There is another kind of inflation that is equally insidious: asset inflation. We have that, too. And it is already doing serious damage to parts of the economy.
Ever since the worldwide financial crash of 2008, the central banks have been holding down interest rates and printing enormous extra amounts of money. While necessary at the time to keep the economy stable, all that money had to go somewhere. And the result has been to push up the prices of assets such as property and shares.
House prices were up by 8 per cent in the year to July, after a rise of more than 13 per cent in the year to June.
Look at other assets: the FTSE 100 share index of large companies is up 20 per cent on the past 12 months, and the FTSE 250 index of medium-sized enterprises is up 40 per cent. Bitcoin, the cryptocurrency, is up nearly 300 per cent on its level of last September. By printing such vast amounts of money, we have created a world in which the rich, who hold assets, become still richer.
Yet for everyone else, life is progressively more difficult. Simply saving enough to build up a modicum of wealth is getting ever harder – as anyone trying to buy their first home will testify. This is enormously damaging, not just to the efficiency of the economy, but to our social fabric and our democracy.
The present notion that central banks should flood the world with cheap money without any consequences will seem absurd in a few years. Mortgage rates of less than 1 per cent will seem as odd as the 17 per cent rate of the 1980s seems now.
In recent days we have been getting hints from both the US Federal Reserve in America and the Bank of England that they will start to restrict the supply of new money in the economy. When they do, it will blow some froth off the speculative boom. That much would be welcome.

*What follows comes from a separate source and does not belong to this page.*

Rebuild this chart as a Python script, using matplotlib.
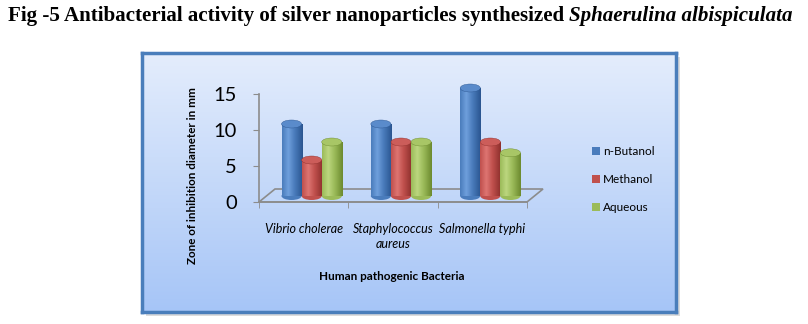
import numpy as np
import matplotlib
matplotlib.use("Agg")
import matplotlib.pyplot as plt
import matplotlib.transforms as mtransforms
from matplotlib.patches import Ellipse, Patch, Polygon, Rectangle
from matplotlib.colors import LinearSegmentedColormap

# data
bacteria = ["Vibrio cholerae", "Staphylococcus\naureus", "Salmonella typhi"]
solvents = ["n-Butanol", "Methanol", "Aqueous"]
butanol = [10, 10, 15]
methanol = [5, 7.5, 7.5]
aqueous = [7.5, 7.5, 6]
yticks = [0, 5, 10, 15]

# base, dark edge, highlight, top cap
palette = {
    "n-Butanol": ("#4a7cbc", "#2a5590", "#6f9fdc", "#5a8bcb"),
    "Methanol": ("#c0504d", "#8e2f2c", "#de7572", "#cc5d5a"),
    "Aqueous": ("#9bbb59", "#6c8a2f", "#bcd67f", "#a8c666"),
}

W, H, DPI = 808, 324, 100
fig = plt.figure(figsize=(W / DPI, H / DPI), dpi=DPI)
fig.patch.set_facecolor("white")


def fx(px):
    return px / W


def fy(py):
    return 1 - py / H


# chart area box with gradient and shadow
bx0, by0, bx1, by1 = 142, 53, 676, 312
shadow = Rectangle((fx(bx0 + 4), fy(by1 + 4)), fx(bx1 - bx0), (by1 - by0) / H,
                   transform=fig.transFigure, facecolor="#dcdcdc", edgecolor="none", zorder=-5)
fig.patches.append(shadow)
bg = fig.add_axes([fx(bx0), fy(by1), fx(bx1 - bx0), (by1 - by0) / H], zorder=0)
grad = np.linspace(0, 1, 256).reshape(-1, 1)
bg_cmap = LinearSegmentedColormap.from_list("bg", ["#e4edfc", "#a6c5f7"])
bg.imshow(grad, aspect="auto", cmap=bg_cmap, extent=[0, 1, 0, 1], origin="upper")
bg.set_xticks([])
bg.set_yticks([])
for s in bg.spines.values():
    s.set_color("#4a7ebb")
    s.set_linewidth(2.5)

# main axes: front y axis at x=259, y=0 at 202, y=15 at 94
ax = fig.add_axes([fx(259), fy(202), fx(527 - 259), (202 - 94) / H], zorder=2)
ax.patch.set_alpha(0)
ax.set_xlim(-0.5, 2.5)
ax.set_ylim(0, 15)

depth = mtransforms.ScaledTranslation(8 / DPI, 6 / DPI, fig.dpi_scale_trans)
bar_trans = ax.transData + depth

x = np.arange(len(bacteria))
bw = 0.225
px_per_y = (202 - 94) / 15.0
cap_h = 8 / px_per_y

series = [butanol, methanol, aqueous]
for i, (name, vals) in enumerate(zip(solvents, series)):
    base, dark, light, top = palette[name]
    cmap = LinearSegmentedColormap.from_list(
        name, [(0, base), (0.3, light), (0.6, base), (1, dark)])
    xs = x + (i - 1) * bw
    bars = ax.bar(xs, vals, bw, color=base, transform=bar_trans, zorder=3, clip_on=False)
    for b, v in zip(bars, vals):
        x0 = b.get_x()
        # bottom cap
        ax.add_patch(Ellipse((x0 + bw / 2, 0), bw, cap_h, transform=bar_trans,
                             facecolor=base, edgecolor="none", zorder=2.5, clip_on=False))
        hgrad = np.linspace(0, 1, 64).reshape(1, -1)
        im = ax.imshow(hgrad, cmap=cmap, aspect="auto", extent=[x0, x0 + bw, 0, v],
                       transform=bar_trans, zorder=3.5, interpolation="bilinear")
        im.set_clip_path(b)
        # top cap
        ax.add_patch(Ellipse((x0 + bw / 2, v), bw, cap_h, transform=bar_trans,
                             facecolor=top, edgecolor=dark, linewidth=0.3, zorder=4,
                             clip_on=False))

ax.set_xlim(-0.5, 2.5)
ax.set_ylim(0, 15)

# floor outline
fig.canvas.draw()
front = ax.transData.transform([(-0.5, 0), (2.5, 0)])
back = front + np.array([16, 13])
floor = Polygon(np.vstack([front, back[::-1]]), closed=True, transform=mtransforms.IdentityTransform(),
                facecolor="none", edgecolor="#8c8c8c", linewidth=1.2, zorder=2, clip_on=False)
ax.add_artist(floor)

for side in ["top", "right"]:
    ax.spines[side].set_visible(False)
ax.spines["left"].set_color("#8c8c8c")
ax.spines["bottom"].set_color("#8c8c8c")
ax.spines["left"].set_linewidth(1.2)
ax.spines["bottom"].set_linewidth(1.2)

ax.set_yticks(yticks)
ax.set_yticklabels([str(t) for t in yticks], fontsize=14.5, family="Lato")
ax.tick_params(axis="y", length=4, color="#8c8c8c", pad=12)
ax.set_xticks(x)
ax.set_xticklabels(bacteria, fontsize=9, family="Lato", style="italic", linespacing=1.3)
ax.set_xticks([-0.5, 0.5, 1.5, 2.5], minor=True)
ax.tick_params(axis="x", which="major", length=0, pad=15)
ax.tick_params(axis="x", which="minor", length=4, color="#8c8c8c")

fig.text(fx(392), fy(276), "Human pathogenic Bacteria", ha="center", va="center",
         fontsize=8.5, fontweight="bold", family="Lato")
fig.text(fx(193), fy(176), "Zone of inhibition diameter in mm", ha="center", va="center",
         rotation=90, fontsize=8.4, fontweight="bold", family="Lato")

handles = [Patch(facecolor=palette[s][0], edgecolor="none") for s in solvents]
fig.legend(handles, solvents, loc="upper left", bbox_to_anchor=(fx(592), fy(146)),
           frameon=False, prop={"family": "Lato", "size": 8.5}, handlelength=0.7,
           handleheight=0.7, handletextpad=0.25, labelspacing=1.45,
           borderpad=0, borderaxespad=0)

# title: bold serif with italic species name
t1 = fig.text(fx(8), fy(16), "Fig -5 Antibacterial activity of silver nanoparticles synthesized ",
              ha="left", va="center", fontsize=15.1, fontweight="bold", family="Liberation Serif")
fig.canvas.draw()
ext = t1.get_window_extent()
fig.text(ext.x1 / W, fy(16), "Sphaerulina albispiculata", ha="left", va="center",
         fontsize=15.1, fontweight="bold", style="italic", family="Liberation Serif")

fig.savefig("out.png", dpi=DPI)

But it is not enough.
We must create a pathway for all people to build wealth – not just for those who get lucky because they happen to own property or some other asset that’s shot up in value.
Our politicians and bankers have difficult choices ahead. I do not envy them.

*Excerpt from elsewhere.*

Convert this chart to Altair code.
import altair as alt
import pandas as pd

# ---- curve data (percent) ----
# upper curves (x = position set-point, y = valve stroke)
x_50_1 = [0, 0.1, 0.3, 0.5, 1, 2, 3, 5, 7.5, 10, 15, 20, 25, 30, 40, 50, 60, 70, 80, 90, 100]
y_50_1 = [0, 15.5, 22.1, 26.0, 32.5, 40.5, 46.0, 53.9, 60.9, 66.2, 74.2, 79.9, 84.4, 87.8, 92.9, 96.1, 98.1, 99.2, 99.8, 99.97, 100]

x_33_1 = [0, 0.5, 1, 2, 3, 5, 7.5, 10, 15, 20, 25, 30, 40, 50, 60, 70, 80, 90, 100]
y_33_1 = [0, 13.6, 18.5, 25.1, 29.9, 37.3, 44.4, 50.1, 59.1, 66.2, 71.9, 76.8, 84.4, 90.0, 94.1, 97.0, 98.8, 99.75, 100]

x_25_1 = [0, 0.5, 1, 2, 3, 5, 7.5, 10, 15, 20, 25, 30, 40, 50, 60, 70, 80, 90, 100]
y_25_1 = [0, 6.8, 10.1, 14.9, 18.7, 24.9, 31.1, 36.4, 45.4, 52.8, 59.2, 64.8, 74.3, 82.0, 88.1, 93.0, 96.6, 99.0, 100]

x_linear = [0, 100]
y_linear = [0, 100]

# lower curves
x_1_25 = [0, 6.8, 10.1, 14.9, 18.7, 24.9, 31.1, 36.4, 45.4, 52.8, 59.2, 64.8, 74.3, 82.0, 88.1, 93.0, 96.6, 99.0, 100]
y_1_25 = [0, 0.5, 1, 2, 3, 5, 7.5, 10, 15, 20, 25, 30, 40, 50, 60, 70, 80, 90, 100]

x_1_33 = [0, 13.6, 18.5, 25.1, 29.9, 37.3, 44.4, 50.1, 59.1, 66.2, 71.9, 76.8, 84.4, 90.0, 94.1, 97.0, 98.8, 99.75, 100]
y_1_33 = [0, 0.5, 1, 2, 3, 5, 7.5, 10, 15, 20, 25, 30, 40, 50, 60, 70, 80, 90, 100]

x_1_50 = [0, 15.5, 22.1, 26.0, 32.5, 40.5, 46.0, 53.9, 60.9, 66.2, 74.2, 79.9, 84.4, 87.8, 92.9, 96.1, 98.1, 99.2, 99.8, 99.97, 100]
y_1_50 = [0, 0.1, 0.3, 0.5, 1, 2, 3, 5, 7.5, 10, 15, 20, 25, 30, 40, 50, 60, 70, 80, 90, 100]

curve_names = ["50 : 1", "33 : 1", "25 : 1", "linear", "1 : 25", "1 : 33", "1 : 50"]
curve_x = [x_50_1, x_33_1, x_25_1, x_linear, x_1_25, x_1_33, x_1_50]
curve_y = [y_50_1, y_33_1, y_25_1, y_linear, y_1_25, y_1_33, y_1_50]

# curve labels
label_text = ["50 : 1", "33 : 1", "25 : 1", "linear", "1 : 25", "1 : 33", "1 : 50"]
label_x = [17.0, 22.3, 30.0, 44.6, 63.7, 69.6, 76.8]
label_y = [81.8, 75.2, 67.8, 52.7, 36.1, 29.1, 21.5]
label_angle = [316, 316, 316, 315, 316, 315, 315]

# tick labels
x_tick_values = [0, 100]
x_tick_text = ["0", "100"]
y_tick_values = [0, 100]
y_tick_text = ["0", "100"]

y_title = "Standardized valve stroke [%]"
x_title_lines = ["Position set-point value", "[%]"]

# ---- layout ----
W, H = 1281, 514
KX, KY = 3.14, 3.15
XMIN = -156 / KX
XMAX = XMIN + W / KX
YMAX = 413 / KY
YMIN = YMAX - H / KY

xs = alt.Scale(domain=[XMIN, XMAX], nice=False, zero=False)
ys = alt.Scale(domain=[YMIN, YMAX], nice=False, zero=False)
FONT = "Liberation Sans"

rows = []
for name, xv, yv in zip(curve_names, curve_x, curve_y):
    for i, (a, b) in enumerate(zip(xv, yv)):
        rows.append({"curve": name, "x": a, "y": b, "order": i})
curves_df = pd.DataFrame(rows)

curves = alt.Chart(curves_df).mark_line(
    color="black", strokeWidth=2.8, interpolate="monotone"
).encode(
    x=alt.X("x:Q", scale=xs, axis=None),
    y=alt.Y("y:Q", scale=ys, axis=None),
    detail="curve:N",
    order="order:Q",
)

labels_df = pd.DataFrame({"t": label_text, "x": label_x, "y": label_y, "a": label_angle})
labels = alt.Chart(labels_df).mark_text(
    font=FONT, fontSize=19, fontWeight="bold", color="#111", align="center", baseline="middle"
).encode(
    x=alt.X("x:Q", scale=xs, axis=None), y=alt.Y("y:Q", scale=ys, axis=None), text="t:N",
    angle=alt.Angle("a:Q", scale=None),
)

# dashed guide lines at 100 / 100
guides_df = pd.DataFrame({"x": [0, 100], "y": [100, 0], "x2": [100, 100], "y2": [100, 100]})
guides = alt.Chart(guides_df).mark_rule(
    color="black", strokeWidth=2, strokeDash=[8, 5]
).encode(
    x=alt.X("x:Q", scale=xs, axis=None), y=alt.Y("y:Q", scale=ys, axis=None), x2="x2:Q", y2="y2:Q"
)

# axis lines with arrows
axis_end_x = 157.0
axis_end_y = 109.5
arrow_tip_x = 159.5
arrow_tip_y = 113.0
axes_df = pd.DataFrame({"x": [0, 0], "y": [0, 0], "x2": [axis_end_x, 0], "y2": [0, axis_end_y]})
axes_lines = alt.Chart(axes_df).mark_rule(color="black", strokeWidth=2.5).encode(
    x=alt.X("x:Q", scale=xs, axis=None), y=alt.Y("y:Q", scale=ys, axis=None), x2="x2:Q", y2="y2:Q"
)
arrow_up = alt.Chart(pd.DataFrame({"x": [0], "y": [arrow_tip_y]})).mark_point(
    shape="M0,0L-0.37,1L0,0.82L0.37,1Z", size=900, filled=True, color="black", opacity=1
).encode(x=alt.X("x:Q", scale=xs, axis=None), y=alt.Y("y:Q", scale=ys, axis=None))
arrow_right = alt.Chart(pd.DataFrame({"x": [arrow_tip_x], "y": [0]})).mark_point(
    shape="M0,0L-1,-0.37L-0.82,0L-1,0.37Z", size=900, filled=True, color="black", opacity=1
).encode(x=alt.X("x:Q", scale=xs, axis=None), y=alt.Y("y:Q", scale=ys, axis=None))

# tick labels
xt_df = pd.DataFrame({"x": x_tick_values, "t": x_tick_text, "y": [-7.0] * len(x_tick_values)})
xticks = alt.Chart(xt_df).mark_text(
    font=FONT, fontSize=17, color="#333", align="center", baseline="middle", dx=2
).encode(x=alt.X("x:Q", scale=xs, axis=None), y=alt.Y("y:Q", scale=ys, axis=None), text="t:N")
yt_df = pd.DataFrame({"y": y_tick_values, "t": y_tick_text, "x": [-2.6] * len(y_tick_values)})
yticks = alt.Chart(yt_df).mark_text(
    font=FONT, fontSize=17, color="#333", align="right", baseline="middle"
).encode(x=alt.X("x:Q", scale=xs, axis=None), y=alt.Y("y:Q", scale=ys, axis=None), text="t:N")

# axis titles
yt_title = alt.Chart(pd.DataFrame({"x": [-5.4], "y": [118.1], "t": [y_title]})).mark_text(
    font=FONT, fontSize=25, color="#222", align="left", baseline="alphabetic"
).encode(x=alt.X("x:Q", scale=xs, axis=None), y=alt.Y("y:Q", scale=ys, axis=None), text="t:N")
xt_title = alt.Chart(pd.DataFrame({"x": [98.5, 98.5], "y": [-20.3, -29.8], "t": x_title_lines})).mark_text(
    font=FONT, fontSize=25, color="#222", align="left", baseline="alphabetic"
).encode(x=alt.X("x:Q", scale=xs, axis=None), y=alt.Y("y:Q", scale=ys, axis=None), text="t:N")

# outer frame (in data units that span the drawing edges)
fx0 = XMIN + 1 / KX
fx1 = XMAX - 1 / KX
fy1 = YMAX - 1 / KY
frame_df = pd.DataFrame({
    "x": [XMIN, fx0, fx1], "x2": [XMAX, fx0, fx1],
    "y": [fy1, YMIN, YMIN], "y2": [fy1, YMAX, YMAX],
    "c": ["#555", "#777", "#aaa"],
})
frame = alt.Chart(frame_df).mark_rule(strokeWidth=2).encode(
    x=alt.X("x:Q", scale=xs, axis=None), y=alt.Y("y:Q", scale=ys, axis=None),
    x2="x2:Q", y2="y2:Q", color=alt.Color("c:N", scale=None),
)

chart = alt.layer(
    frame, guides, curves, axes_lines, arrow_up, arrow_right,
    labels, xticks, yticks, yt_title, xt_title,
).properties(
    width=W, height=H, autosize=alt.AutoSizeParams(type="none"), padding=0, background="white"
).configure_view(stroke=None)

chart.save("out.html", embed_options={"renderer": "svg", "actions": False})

If, as I expect, inflation will settle at 3, 4 or 5 per cent, the central banks will have to put up interest rates. There really are no other effective weapons.
Yet the bankers will be cautious. Despite the dangers of inflation, they dare not go too far. If interest rates are too high, the cost of servicing government debt – a cost that is already climbing in the UK – will be uncontrollable.
And it makes no sense to precipitate a housing crash here, in the US, or anywhere by raising the cost of borrowing to unaffordable levels.
The bottom line? We’ll be stuck with stubborn inflation for some time yet.
Yes, we must claw our way out of this jam – but without causing yet more damage and social division.
That means, for example, getting back to a position where young people can earn enough, and save enough, to buy themselves a home.
Inflating the price of assets has set the poor against the rich and the young against the old. It is both pernicious and unsustainable.